What to produce -
Return each line that holds the word "this".

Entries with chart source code
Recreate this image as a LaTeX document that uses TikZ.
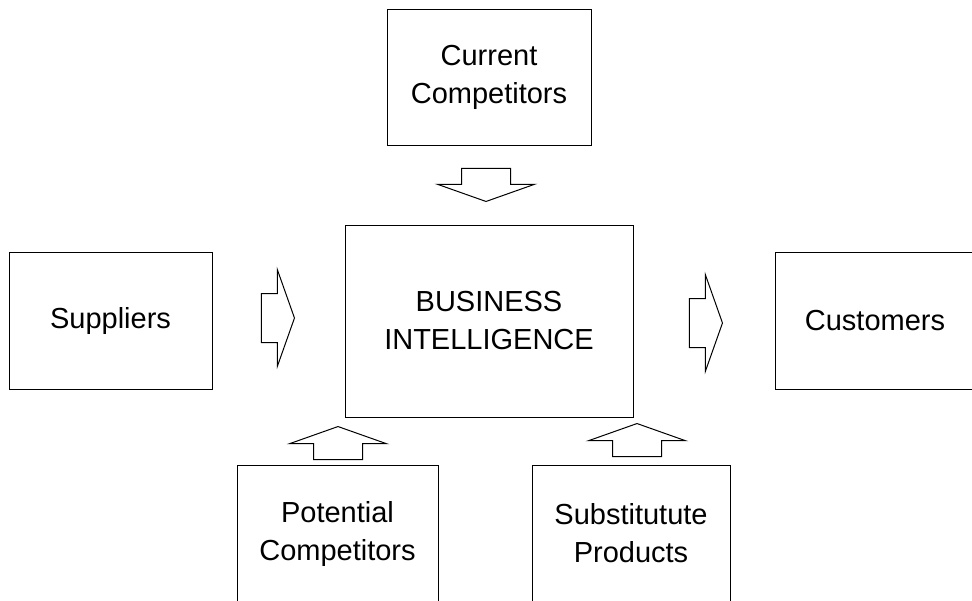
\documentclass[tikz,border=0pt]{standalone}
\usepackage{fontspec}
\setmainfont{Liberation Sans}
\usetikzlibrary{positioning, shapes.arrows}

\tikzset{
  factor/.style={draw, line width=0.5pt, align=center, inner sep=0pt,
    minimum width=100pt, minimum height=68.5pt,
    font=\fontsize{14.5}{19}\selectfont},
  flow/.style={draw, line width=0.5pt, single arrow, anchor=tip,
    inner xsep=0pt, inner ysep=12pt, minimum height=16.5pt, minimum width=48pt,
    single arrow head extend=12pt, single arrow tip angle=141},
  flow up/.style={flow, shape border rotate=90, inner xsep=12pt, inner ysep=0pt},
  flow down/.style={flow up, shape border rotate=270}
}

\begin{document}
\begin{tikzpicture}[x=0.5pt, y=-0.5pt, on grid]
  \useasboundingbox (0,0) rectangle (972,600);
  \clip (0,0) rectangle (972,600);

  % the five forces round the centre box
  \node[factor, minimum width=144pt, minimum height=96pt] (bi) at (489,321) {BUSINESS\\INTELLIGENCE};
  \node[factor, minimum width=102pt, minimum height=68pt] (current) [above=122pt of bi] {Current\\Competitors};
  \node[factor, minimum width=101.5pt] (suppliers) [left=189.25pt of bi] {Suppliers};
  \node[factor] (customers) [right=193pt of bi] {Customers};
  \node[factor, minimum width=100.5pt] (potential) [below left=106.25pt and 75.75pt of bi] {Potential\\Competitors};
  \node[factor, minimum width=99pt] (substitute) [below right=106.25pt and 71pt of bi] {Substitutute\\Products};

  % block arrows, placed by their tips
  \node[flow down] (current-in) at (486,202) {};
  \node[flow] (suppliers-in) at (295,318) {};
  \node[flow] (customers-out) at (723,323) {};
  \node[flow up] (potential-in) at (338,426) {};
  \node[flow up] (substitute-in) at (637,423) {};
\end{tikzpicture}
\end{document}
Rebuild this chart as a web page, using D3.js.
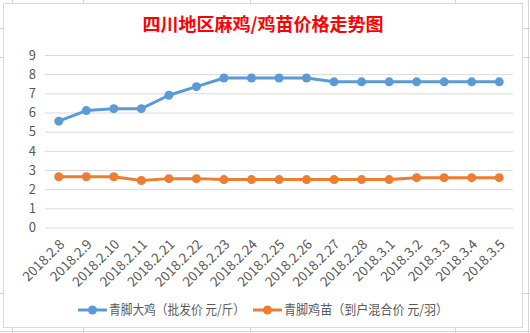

Finished task -
Recreate this image as a LaTeX document that uses TikZ.
Rebuild this chart as a web page, using D3.js.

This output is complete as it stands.